Buy it Now!
My first introduction to "The Picture of Dorian Gray" by Oscar Wilde was the inclusion of his character in the movie "The League of Extraordinary Gentlemen." After reading "Dracula" recently I decided I wanted to go and read other classics in the genre of the fantastic. I was amazed when I learned that it was by Oscar Wilde!
When I was younger I was part of a program called "Home Link." It was a school designed to allow the home schoolers in the area (we have a lot of them!) take elective type classes that are hard to teach at home. One of the classes that was offered was drama - and me being me - I of course took it!
In 9th grade we spent the entire year working on producing "The Importance of Being Ernest," by Oscar Wilde. Why we spent a whole year on it is a story for another time and place, but it was an experience I'll always treasure. I played Lady Augusta Bracknel, and by the end of the year I could quote that play back and forth! All three acts, and Lady Bracknel didn't even appear in the second act! I could quote large portions of it for years afterwards.

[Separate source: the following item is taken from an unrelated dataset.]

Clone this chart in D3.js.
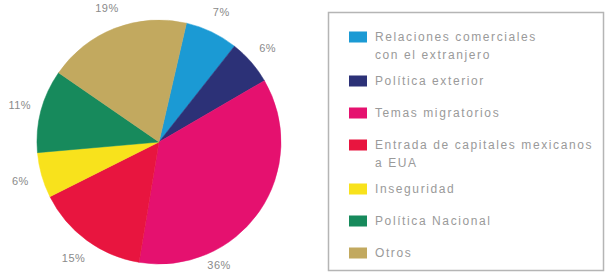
<!DOCTYPE html>
<html>
<head>
<meta charset="utf-8">
<script src="https://cdn.jsdelivr.net/npm/d3@7"></script>
<style>
  body { margin: 0; background: #fff; }
  svg { display: block; font-family: "Liberation Sans", Arial, sans-serif; }
</style>
</head>
<body>
<div id="chart"></div>
<script>
// data
const categories = [
	"Relaciones comerciales\ncon el extranjero",
	"Política exterior",
	"Temas migratorios",
	"Entrada de capitales mexicanos\na EUA",
	"Inseguridad",
	"Política Nacional",
	"Otros"
];
const values = [7, 6, 36, 15, 6, 11, 19];
const colors = ["#1b9ad4", "#2c3177", "#e5116f", "#e8153f", "#f8e21c", "#178a5c", "#c2a95f"];

const width = 605;
const height = 275;
const cx = 159, cy = 142, radius = 122;
const labelRadius = 144;

const svg = d3.select("#chart").append("svg")
	.attr("width", width)
	.attr("height", height);

const data = categories.map((c, i) => ({ name: c, value: values[i], color: colors[i] }));

const offset = 13 * Math.PI / 180;
const pie = d3.pie()
	.sort(null)
	.value(d => d.value)
	.startAngle(offset)
	.endAngle(offset + 2 * Math.PI);

const arcs = pie(data);
const arc = d3.arc().innerRadius(0).outerRadius(radius);

const g = svg.append("g")
	.attr("transform", `translate(${cx}, ${cy})`);

g.selectAll("path")
	.data(arcs)
	.enter()
	.append("path")
	.attr("d", arc)
	.attr("fill", d => d.data.color)
	.attr("stroke", d => d.data.color)
	.attr("stroke-width", 0.5);

// the big slice has its label pushed down toward the bottom
const labelAngle = d => {
	if (d.index === 2) return 154 * Math.PI / 180;
	return (d.startAngle + d.endAngle) / 2;
};
const labelR = d => d.index === 2 ? 137 : labelRadius;

g.selectAll("text.pct")
	.data(arcs)
	.enter()
	.append("text")
	.attr("class", "pct")
	.attr("x", d => Math.sin(labelAngle(d)) * labelR(d))
	.attr("y", d => -Math.cos(labelAngle(d)) * labelR(d))
	.attr("text-anchor", "middle")
	.attr("dominant-baseline", "central")
	.style("font-size", "11px")
	.style("letter-spacing", "0.5px")
	.style("fill", "#8a8a8a")
	.text(d => d.data.value + "%");

// legend
svg.append("rect")
	.attr("x", 328.5)
	.attr("y", 12.5)
	.attr("width", 275)
	.attr("height", 258)
	.attr("fill", "none")
	.attr("stroke", "#b5b5b5")
	.attr("stroke-width", 1.5);

const legend = svg.append("g");
let yPos = 37;
data.forEach(d => {
	const lines = d.name.split("\n");
	legend.append("rect")
		.attr("x", 349)
		.attr("y", yPos - 5.5)
		.attr("width", 18)
		.attr("height", 11)
		.attr("fill", d.color);
	const t = legend.append("text")
		.attr("x", 375)
		.attr("y", yPos)
		.attr("dominant-baseline", "central")
		.style("font-size", "12px")
		.style("letter-spacing", "1.6px")
		.style("fill", "#9a9a9a");
	lines.forEach((line, i) => {
		t.append("tspan")
			.attr("x", 375)
			.attr("dy", i === 0 ? 0 : 18)
			.text(line);
	});
	yPos += 32 + (lines.length - 1) * 12;
});
</script>
</body>
</html>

Reading "Dorian Gray" brought back a lot of memories for me. Obviously the two stories are very different, but the writing style was most definitely recognizable as Oscar Wilde. He has a way of having his characters say the most absurd things, but making them seem to make sense in the scene.
The story of "The Picture of Dorian Gray" is in many ways a story on the nature of sin and how it changes you. A painter friend of Dorian's creates a master piece portrait of Dorian. Prompted by some comments of a mutual friend of theirs, Dorian idly wishes that he could remain youthful and "pretty" forever, and that the painting could change instead.
For whatever reason, his prayers are answered. Dorian never grows older, but every sin and stain on his soul shows up in vivid detail on his painting. Scared at first, Dorian begins to enjoy his freedom and pursues whatever catches his fancy.
I found the progression of his descent to be interesting, although at one point the musings that Wilde went into got a little tiresome. I would say more about the end and the consequences, but I'd rather let you read the book for yourself! Be prepared though for the Victorian turns of phrase and ideas. If your not used to it you might find it a hard read.